With the second round of the elections coming up on Sunday, I thought it would be a good time to talk a little about voting in Brazil. Also, for those interested, the Americas Society put together an excellent election guide in English to help you understand what's going on with the elections.
In Brazil, voting is mandatory. If a citizen fails to vote, he must present himself at a voting office and pay a small fine (somewhere between R$1 and $4 reais) and "justify" his absence from the polls. If abstaining voters fail to make the trip to a government office and pay the fine, they faces several penalties, including:
-They cannot apply for any public position or function.
-They cannot receive any remuneration or salary from a public post.

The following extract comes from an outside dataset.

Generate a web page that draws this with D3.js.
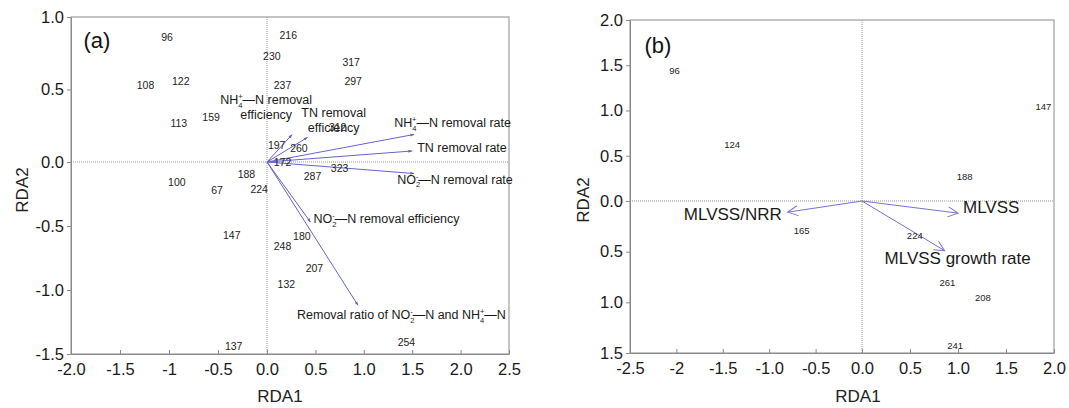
<!DOCTYPE html>
<html>
<head>
<meta charset="utf-8">
<script src="https://cdn.jsdelivr.net/npm/d3@7"></script>
<style>
  body { margin: 0; background: #fff; }
  svg { display: block; font-family: "Liberation Sans", Arial, sans-serif; }
  .axis path, .axis line { stroke: #8a8a8a; }
  .axis text { fill: #1a1a1a; font-size: 16.5px; font-family: "Liberation Sans", Arial, sans-serif; }
  .zero { stroke: #9a9a9a; stroke-dasharray: 1,1; }
  .frame { fill: none; stroke: #8a8a8a; }
  .sample { fill: #222; text-anchor: middle; dominant-baseline: central; }
</style>
</head>
<body>
<div id="chart"></div>
<script>
// ---- panel (a) ----
const xTicksA = [-2, -1.5, -1, -0.5, 0, 0.5, 1, 1.5, 2, 2.5];
const xTickLabelsA = ["-2.0", "-1.5", "-1", "-0.5", "0.0", "0.5", "1.0", "1.5", "2.0", "2.5"];
const yTicksA = [1, 0.5, 0, -0.5, -1, -1.5];
const yTickLabelsA = ["1.0", "0.5", "0.0", "-0.5", "-1.0", "-1.5"];

const sampleIdsA = ["96", "122", "108", "113", "159", "100", "67", "188", "224", "216", "230", "317", "297", "237",
  "312", "197", "260", "172", "323", "287", "147", "180", "248", "207", "132", "137", "254"];
const sampleRDA1A = [-1.02, -0.88, -1.24, -0.90, -0.57, -0.92, -0.51, -0.21, -0.08, 0.22, 0.05, 0.87, 0.89, 0.16,
  0.73, 0.10, 0.33, 0.16, 0.75, 0.47, -0.36, 0.36, 0.16, 0.49, 0.20, -0.34, 1.44];
const sampleRDA2A = [0.86, 0.56, 0.53, 0.27, 0.31, -0.16, -0.22, -0.09, -0.21, 0.875, 0.73, 0.69, 0.56, 0.53,
  0.24, 0.12, 0.10, 0.0, -0.05, -0.11, -0.57, -0.58, -0.66, -0.83, -0.95, -1.44, -1.41];

const arrowNamesA = [
  [["NH", ["sub", "4"], ["sup", "+"], "—N removal"], ["efficiency"]],
  [["TN removal"], ["efficiency"]],
  [["NH", ["sub", "4"], ["sup", "+"], "—N removal rate"]],
  [["TN removal rate"]],
  [["NO", ["sub", "2"], ["sup", "-"], "—N removal rate"]],
  [["NO", ["sub", "2"], ["sup", "-"], "—N removal efficiency"]],
  [["Removal ratio of NO", ["sub", "2"], ["sup", "-"], "—N and NH", ["sub", "4"], ["sup", "+"], "—N"]]
];
const arrowRDA1A = [0.26, 0.42, 1.52, 1.50, 1.52, 0.45, 0.94];
const arrowRDA2A = [0.19, 0.17, 0.19, 0.076, -0.09, -0.47, -1.12];

// ---- panel (b) ----
const xTicksB = [-2.5, -2, -1.5, -1, -0.5, 0, 0.5, 1, 1.5, 2];
const xTickLabelsB = ["-2.5", "-2", "-1.5", "-1.0", "-0.5", "0.0", "0.5", "1.0", "1.5", "2.0"];
const yTicksB = [2, 1.5, 1, 0.5, 0, -0.5, -1, -1.5];
const yTickLabelsB = ["2.0", "1.5", "1.0", "0.5", "0.0", "0.5", "1.0", "1.5"];

const sampleIdsB = ["96", "124", "147", "188", "165", "224", "261", "208", "241"];
const sampleRDA1B = [-2.02, -1.40, 1.89, 1.07, -0.65, 0.55, 0.89, 1.26, 0.97];
const sampleRDA2B = [1.44, 0.62, 1.04, 0.27, -0.29, -0.34, -0.80, -0.95, -1.43];

const arrowNamesB = [[["MLVSS/NRR"]], [["MLVSS"]], [["MLVSS growth rate"]]];
const arrowRDA1B = [-0.80, 1.00, 0.86];
const arrowRDA2B = [-0.11, -0.12, -0.49];

const width = 1069, height = 408;

const svg = d3.select("#chart").append("svg")
  .attr("width", width)
  .attr("height", height);

svg.append("rect").attr("width", width).attr("height", height).attr("fill", "#fff");

const defs = svg.append("defs");
defs.append("marker")
  .attr("id", "headA")
  .attr("viewBox", "-6 -4 8 8")
  .attr("refX", 0).attr("refY", 0)
  .attr("markerWidth", 6).attr("markerHeight", 6)
  .attr("markerUnits", "userSpaceOnUse")
  .attr("orient", "auto")
  .append("path")
  .attr("d", "M-5,-2L0,0L-5,2Z")
  .attr("fill", "#5f5fc8");
defs.append("marker")
  .attr("id", "headB")
  .attr("viewBox", "-12 -7 14 14")
  .attr("refX", 0).attr("refY", 0)
  .attr("markerWidth", 14).attr("markerHeight", 14)
  .attr("markerUnits", "userSpaceOnUse")
  .attr("orient", "auto")
  .append("path")
  .attr("d", "M-10,-5L0,0L-10,5")
  .attr("fill", "none")
  .attr("stroke", "#7272d8")
  .attr("stroke-width", 1);

// writes a label with sub/superscripts into a <text>
function richText(sel, parts, fs) {
  let shift = 0, prev = "n";
  parts.forEach(p => {
    const kind = typeof p === "string" ? "n" : p[0];
    const txt = typeof p === "string" ? p : p[1];
    const target = kind === "sub" ? fs * 0.3 : kind === "sup" ? -fs * 0.4 : 0;
    const t = sel.append("tspan").attr("dy", target - shift).text(txt);
    if (kind !== "n") t.attr("font-size", fs * 0.6);
    if (kind === "sup" && prev === "sub") t.attr("dx", -fs * 0.34);
    shift = target;
    prev = kind;
  });
}

function drawPanel(p) {
  const x = d3.scaleLinear().domain(p.xDomain).range(p.xRange);
  const y = d3.scaleLinear().domain(p.yDomain).range(p.yRange);
  const [x0, x1] = [p.xRange[0], p.xRange[p.xRange.length - 1]];
  const [y0, y1] = [p.yRange[0], p.yRange[p.yRange.length - 1]];

  const g = svg.append("g");

  // zero lines
  g.append("line").attr("class", "zero")
    .attr("x1", x0).attr("x2", x1).attr("y1", y(0)).attr("y2", y(0));
  g.append("line").attr("class", "zero")
    .attr("x1", x(0)).attr("x2", x(0)).attr("y1", y0).attr("y2", y1);

  g.append("rect").attr("class", "frame")
    .attr("x", x0).attr("y", y1).attr("width", x1 - x0).attr("height", y0 - y1);

  g.append("g")
    .attr("class", "axis")
    .attr("transform", "translate(0," + y0 + ")")
    .call(d3.axisBottom(x).tickValues(p.xTicks).tickFormat((d, i) => p.xLabels[i])
      .tickSizeInner(-4).tickSizeOuter(0).tickPadding(9));

  g.append("g")
    .attr("class", "axis")
    .attr("transform", "translate(" + x0 + ",0)")
    .call(d3.axisLeft(y).tickValues(p.yTicks).tickFormat((d, i) => p.yLabels[i])
      .tickSizeInner(4).tickSizeOuter(0).tickPadding(3));

  // arrows
  g.selectAll(".env")
    .data(p.arrowX)
    .enter().append("line")
    .attr("x1", x(0)).attr("y1", y(0))
    .attr("x2", d => x(d)).attr("y2", (d, i) => y(p.arrowY[i]))
    .attr("stroke", p.arrowColor)
    .attr("stroke-width", 1)
    .attr("marker-end", "url(#" + p.marker + ")");

  p.arrowNames.forEach((lines, i) => {
    const off = p.labelOffsets[i];
    const tx = x(p.arrowX[i]) + off[0];
    const ty = y(p.arrowY[i]) + off[1];
    lines.forEach((parts, j) => {
      const t = g.append("text")
        .attr("x", tx).attr("y", ty + j * p.lineGap)
        .attr("dy", "0.35em")
        .attr("text-anchor", off[2])
        .attr("font-size", p.labelSize)
        .attr("fill", "#1a1a1a");
      richText(t, parts, p.labelSize);
    });
  });

  // sample ids
  g.selectAll(".sample")
    .data(p.ids)
    .enter().append("text")
    .attr("class", "sample")
    .attr("font-size", p.sampleSize)
    .attr("x", (d, i) => x(p.sx[i]))
    .attr("y", (d, i) => y(p.sy[i]))
    .text(d => d);

  svg.append("text")
    .attr("x", p.tag[1]).attr("y", p.tag[2])
    .attr("dy", "0.35em")
    .attr("text-anchor", "middle")
    .attr("font-size", 22)
    .attr("fill", "#111")
    .text(p.tag[0]);

  svg.append("text")
    .attr("x", p.xTitle[0]).attr("y", p.xTitle[1])
    .attr("dy", "0.35em")
    .attr("text-anchor", "middle")
    .attr("font-size", 17)
    .attr("fill", "#222")
    .text("RDA1");

  svg.append("text")
    .attr("transform", "translate(" + p.yTitle[0] + "," + p.yTitle[1] + ") rotate(-90)")
    .attr("dy", "0.35em")
    .attr("text-anchor", "middle")
    .attr("font-size", 17)
    .attr("fill", "#222")
    .text("RDA2");
}

drawPanel({
  xDomain: [-2, 0, 2.5], xRange: [71, 267, 509],
  yDomain: [-1.5, 0, 1], yRange: [354, 162, 17],
  xTicks: xTicksA, xLabels: xTickLabelsA, yTicks: yTicksA, yLabels: yTickLabelsA,
  ids: sampleIdsA, sx: sampleRDA1A, sy: sampleRDA2A, sampleSize: 10.5,
  arrowX: arrowRDA1A, arrowY: arrowRDA2A, arrowNames: arrowNamesA,
  arrowColor: "#6464cc", marker: "headA", labelSize: 12.5, lineGap: 15,
  labelOffsets: [[-26, -30, "middle"], [26, -20, "middle"], [-20, -7, "start"], [5, 1, "start"],
    [-17, 10, "start"], [3, 1, "start"], [-61, 14, "start"]],
  tag: ["(a)", 97, 40], xTitle: [280, 396], yTitle: [22, 190]
});

drawPanel({
  xDomain: [-2.5, 0, 2], xRange: [630, 862, 1054],
  yDomain: [-1.5, 0, 2], yRange: [353, 201, 20],
  xTicks: xTicksB, xLabels: xTickLabelsB, yTicks: yTicksB, yLabels: yTickLabelsB,
  ids: sampleIdsB, sx: sampleRDA1B, sy: sampleRDA2B, sampleSize: 9.5,
  arrowX: arrowRDA1B, arrowY: arrowRDA2B, arrowNames: arrowNamesB,
  arrowColor: "#7272d8", marker: "headB", labelSize: 17, lineGap: 18,
  labelOffsets: [[-6, 8, "end"], [5, 0, "start"], [-60, 13, "start"]],
  tag: ["(b)", 658, 45], xTitle: [858, 396], yTitle: [583, 200]
});
</script>
</body>
</html>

-There are restrictions on the types of loan they can obtain from federal or local government sources, or from any credit institution administered totally or partially by the government.
-There are restrictions on their obtaining a passport or identity card.
-There are restrictions on their renewing their teaching licences in public educational institutions or those that are controlled by the government.
Source: Ace Project
The minimum legal age for voting is 16, and you can also vote outside the country (in fact, this year has seen an all-time high of Brazilians voting abroad - over 200,000 voters, up from 86,000 in 2006). Voting is conducted on sophisticated machines; in fact, Brazil was the first country to implement fully electronic elections. The system allows for easier voter identification, secure voting, helps prevent fraud, and creates a much easier tallying procedure. They're not foolproof though, and there is a possibility for vote tampering. The way you vote for a candidate is by pressing that candidate's number, which is assigned by political party. When you vote, the candidate's name and face pops up on the screen.
There's some controversy about mandatory voting. Some people are against it, arguing that they shouldn't have to vote for candidates they don't want, or simply because they don't believe they should be forced to participate. But there are two other options if you aren't happy with the candidates: you can put in a null vote (voto nulo) by inputting a number that doesn't belong to any candidate, and your vote will be counted, but won't count toward any candidates. You can also put in a blank vote (voto em branco) by hitting the "blank" key on the voting machine, and again, your vote will be counted but won't go to any candidates. This way, you can do your duty, but protest the absence of a candidate worth voting for.
For those who aren't die hard party supporters or fans of the candidates, it's easy to become disillusioned, especially in these upcoming elections. In a report earlier this month, the NPR reported that apathy is running high amongst young voters, though those who are active are showing support for Dilma, and prior to this round, for Marina Silva. The Spanish newspaper El Pais chimed in this week and reported that Brazilians are disenchanted with the two main candidates, especially after a very acrimonious campaign with endless bickering and even supposed violence, as well as the lack of diverse platforms and definitive stances on key issues. According to the article, high levels of abstentions and blank and null votes are to be expected.
It's not just the presidential candidates that have voters feeling weary. In the first round of elections, only 35 out of 513 congresspeople were elected with their own votes; the rest won their seats from their party, since voting law allows political parties to pull in candidates based on the few candidates who win the most votes. That means 93 percent of congressmen were not actually elected of their own accord, leaving 38 million Brazilians without direct representation in Congress.
Plus, there's the whole issue of ridiculous candidates. Tiririca, the supposedly illiterate clown from Sao Paulo, was not only elected to Congress, but received an overwhelming number of votes, many more so than "serious" candidates. Despite the last minute success of an anti-corruption law that will bar certain candidates from running, some candidates have already found loopholes. Joaquim Roriz, who was running for reelection as the governor of the Federal District, was barred from running due to his involvement in a massive corruption scandal. So in a classic jeitinho, he put his wife up as a candidate instead, despite the fact that she has no real political experience and has proved very lacking in knowledge and intelligence on the campaign trail, becoming something of a Sarah Palin as the constant butt of a joke for her many blunders.
Finally, there's the issue of the opinion polls. There are around four main surveys, and though they have differed somewhat, the biggest problem was during the first round of voting, when they proved to be very inaccurate, especially in reference to Marina Silva's votes. I think this may be due to a couple of factors, mostly "on the fence" voters who made up their minds at the last minute, but some suspect manipulation of the polls by the ruling party. Despite the descrepancies, it does look like Dilma will win on Sunday by a safe margin to become the next president. And to be honest, I think it ultimately comes down less to platforms and promises and progress than to parties: Lula has led an era of unprecedented prosperity, and like in most countries, voters are likely to vote with their wallets and keep his chosen successor in power.
So what do you think, Brazilians? How do you feel about these elections?